2 Kings 23:3

3 The king stood by the pillar and before God solemnly committed them all to the covenant: to follow God believingly and obediently; to follow his instructions, heart and soul, on what to believe and do; to put into practice the entire covenant, all that was written in the book. The people stood in affirmation; their commitment was unanimous.

2 Kings 23:3 Meaning and Commentary

2 Kings 23:3

And the king stood by a pillar
As the manner of kings was, ( 2 Kings 11:14 ) and is thought to be the brasen scaffold erected by Solomon, on which he stood at the dedication of the temple, and now Josiah at the reading of the law, ( 2 Chronicles 6:13 ) , it is said to be his place, ( 2 Chronicles 34:31 ) , (See Gill on 2 Kings 11:14)

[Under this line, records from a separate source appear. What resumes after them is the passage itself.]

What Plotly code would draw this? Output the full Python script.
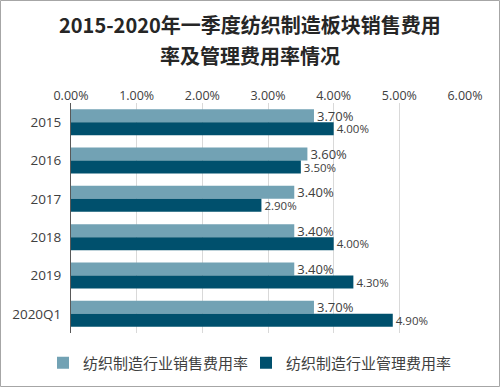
import plotly.graph_objects as go

categories = ["2015", "2016", "2017", "2018", "2019", "2020Q1"]
sales_rate = [0.037, 0.036, 0.034, 0.034, 0.034, 0.037]
mgmt_rate = [0.040, 0.035, 0.029, 0.040, 0.043, 0.049]
series_names = ["纺织制造行业销售费用率", "纺织制造行业管理费用率"]
tick_vals = [0, 0.01, 0.02, 0.03, 0.04, 0.05, 0.06]
title_lines = ["2015-2020年一季度纺织制造板块销售费用", "率及管理费用率情况"]

FONT = "Open Sans, Noto Sans CJK SC, sans-serif"
CJK = "Noto Sans CJK SC, sans-serif"

fig = go.Figure()
fig.add_trace(go.Bar(
    y=categories, x=sales_rate, orientation="h", name=series_names[0],
    marker=dict(color="#72A2B4", line=dict(width=0)),
    text=[f"{v*100:.2f}%" for v in sales_rate], textposition="outside",
    constraintext="none", legend="legend", showlegend=True,
    textfont=dict(size=13, color="#404040", family=FONT), cliponaxis=False,
))
fig.add_trace(go.Bar(
    y=categories, x=mgmt_rate, orientation="h", name=series_names[1],
    marker=dict(color="#00506D", line=dict(width=0)),
    text=[f"{v*100:.2f}%" for v in mgmt_rate], textposition="outside",
    constraintext="none", legend="legend2", showlegend=True,
    textfont=dict(size=11.5, color="#404040", family=FONT), cliponaxis=False,
))

L, R, T, B = 71, 35, 103, 54
W, H = 500, 387
pw, ph = W - L - R, H - T - B

def py(pix):
    return (T + ph - pix) / ph

leg_common = dict(orientation="h", xref="container", yref="container",
                  xanchor="left", yanchor="middle", y=(H - 363) / H,
                  font=dict(size=15, color="#404040", family=CJK),
                  itemwidth=30, bgcolor="rgba(0,0,0,0)", visible=True)

fig.update_layout(
    width=W, height=H, margin=dict(l=L, r=R, t=T, b=B, autoexpand=False),
    paper_bgcolor="white", plot_bgcolor="white", showlegend=True,
    barmode="group", bargap=0.32, bargroupgap=0,
    font=dict(family=FONT, color="#404040", size=12),
    legend=dict(x=43 / W, **leg_common),
    legend2=dict(x=246 / W, **leg_common),
    xaxis=dict(side="top", range=[0, 0.06], tickvals=tick_vals, tickformat=".2%",
               showgrid=True, gridcolor="#D9D9D9", gridwidth=1, zeroline=False,
               showline=False, ticks="", automargin=False,
               tickfont=dict(size=12.5, color="#404040")),
    yaxis=dict(autorange="reversed", showline=True, linecolor="#595959", linewidth=1,
               ticks="", automargin=False, ticklabelstandoff=6,
               tickfont=dict(size=13.5, color="#404040")),
)

for line, ypix in zip(title_lines, [25, 55]):
    fig.add_annotation(text=f"<b>{line}</b>", xref="paper", yref="paper",
                       x=(250 - L) / pw, y=py(ypix), xanchor="center", yanchor="middle",
                       showarrow=False, font=dict(size=20, color="#262626", family=CJK))

fig.add_shape(type="rect", xref="paper", yref="paper",
              x0=(0.5 - L) / pw, x1=(W - 0.5 - L) / pw,
              y0=py(H - 0.5), y1=py(0.5),
              line=dict(color="#A6A6A6", width=1), layer="below")

fig.write_html("out.html", config={"displayModeBar": False},
               post_script="document.body.style.margin='0';")
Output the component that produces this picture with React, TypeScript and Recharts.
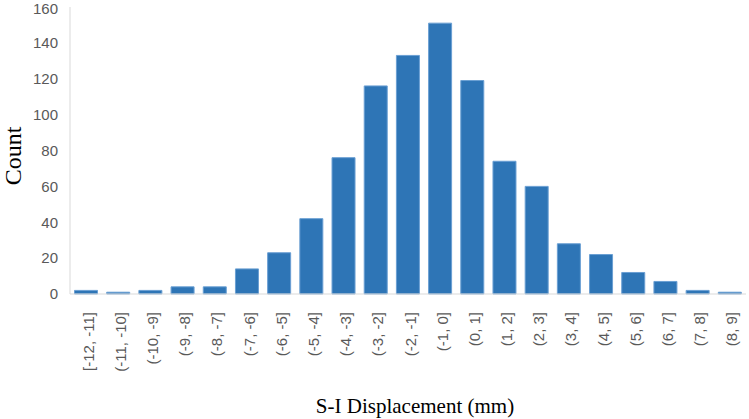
import React from 'react';
import { BarChart, Bar, XAxis, YAxis, Label } from 'recharts';

const categories = ['[-12, -11]', '(-11, -10]', '(-10, -9]', '(-9, -8]', '(-8, -7]', '(-7, -6]', '(-6, -5]', '(-5, -4]', '(-4, -3]', '(-3, -2]', '(-2, -1]', '(-1, 0]', '(0, 1]', '(1, 2]', '(2, 3]', '(3, 4]', '(4, 5]', '(5, 6]', '(6, 7]', '(7, 8]', '(8, 9]'];
const counts = [2, 1, 2, 4, 4, 14, 23, 42, 76, 116, 133, 151, 119, 74, 60, 28, 22, 12, 7, 2, 1];
const yTicks = [0, 20, 40, 60, 80, 100, 120, 140, 160];
const xTitle = 'S-I Displacement (mm)';
const yTitle = 'Count';

const data = categories.map((c, i) => ({ name: c, count: counts[i] }));

const SANS = 'Liberation Sans, Arial, sans-serif';
const SERIF = 'Liberation Serif, Times New Roman, serif';

const XTick = (props: any) => {
  const { x, y, payload } = props;
  return (
    <text
      x={0}
      y={0}
      transform={`translate(${x + 2},${y + 10}) rotate(-90)`}
      textAnchor="end"
      dominantBaseline="central"
      fill="#595959"
      fontSize={15}
      fontFamily={SANS}
    >
      {payload.value}
    </text>
  );
};

export default function App() {
  return (
    <div style={{ position: 'absolute', left: 0, top: 0, width: 749, height: 419, background: '#fff' }}>
      <BarChart
        width={749}
        height={419}
        data={data}
        margin={{ top: 7, right: 3, bottom: 10, left: 0 }}
        barCategoryGap="14%"
      >
        <XAxis
          dataKey="name"
          interval={0}
          tickLine={false}
          axisLine={{ stroke: '#d9d9d9' }}
          tick={<XTick />}
          height={115}
        >
          <Label
            content={() => (
              <text x={415} y={413} textAnchor="middle" fill="#000" fontSize={21} fontFamily={SERIF}>
                {xTitle}
              </text>
            )}
          />
        </XAxis>
        <YAxis
          width={70}
          domain={[0, 160]}
          ticks={yTicks}
          tickLine={false}
          axisLine={{ stroke: '#d9d9d9' }}
          tick={{ fill: '#595959', fontSize: 15, fontFamily: SANS }}
          tickMargin={6}
        >
          <Label
            content={() => (
              <text
                x={0}
                y={0}
                transform="translate(21,156) rotate(-90)"
                textAnchor="middle"
                fill="#000"
                fontSize={24}
                fontFamily={SERIF}
              >
                {yTitle}
              </text>
            )}
          />
        </YAxis>
        <Bar dataKey="count" fill="#2e75b6" stroke="#6a9fd3" strokeWidth={1} isAnimationActive={false} />
      </BarChart>
    </div>
  );
}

and made a covenant before the Lord:
agreed and promised in the presence of God, both he and his people:

to walk after the Lord:
the worship of the Lord, as the Targum; closely to attend to that:

and to keep his commandments, and his testimonies, and his statutes:
all the laws of God, moral, civil, and ceremonial:

with all their heart, and all their soul:
cordially and sincerely:

to perform the words of the covenant that were written in this book:
lately found, and now read unto them:

and all the people stood to the covenant:
agreed to it, and promised to keep it; so the Targum,

``all the people took upon them the covenant,''

engaged to observe it.

2 Kings 23:3 In-Context

1 The king acted immediately, assembling all the elders of Judah and Jerusalem.
2 Then the king proceeded to The Temple of God, bringing everyone in his train - priests and prophets and people ranging from the famous to the unknown. Then he read out publicly everything written in the Book of the Covenant that was found in The Temple of God.
3 The king stood by the pillar and before God solemnly committed them all to the covenant: to follow God believingly and obediently; to follow his instructions, heart and soul, on what to believe and do; to put into practice the entire covenant, all that was written in the book. The people stood in affirmation; their commitment was unanimous.
4 Then the king ordered Hilkiah the high priest, his associate priest, and The Temple sentries to clean house - to get rid of everything in The Temple of God that had been made for worshiping Baal and Asherah and the cosmic powers. He had them burned outside Jerusalem in the fields of Kidron and then disposed of the ashes in Bethel
5 He fired the pagan priests whom the kings of Judah had hired to supervise the local sex-and-religion shrines in the towns of Judah and neighborhoods of Jerusalem. In a stroke he swept the country clean of the polluting stench of the round-the-clock worship of Baal, sun and moon, stars - all the so-called cosmic powers.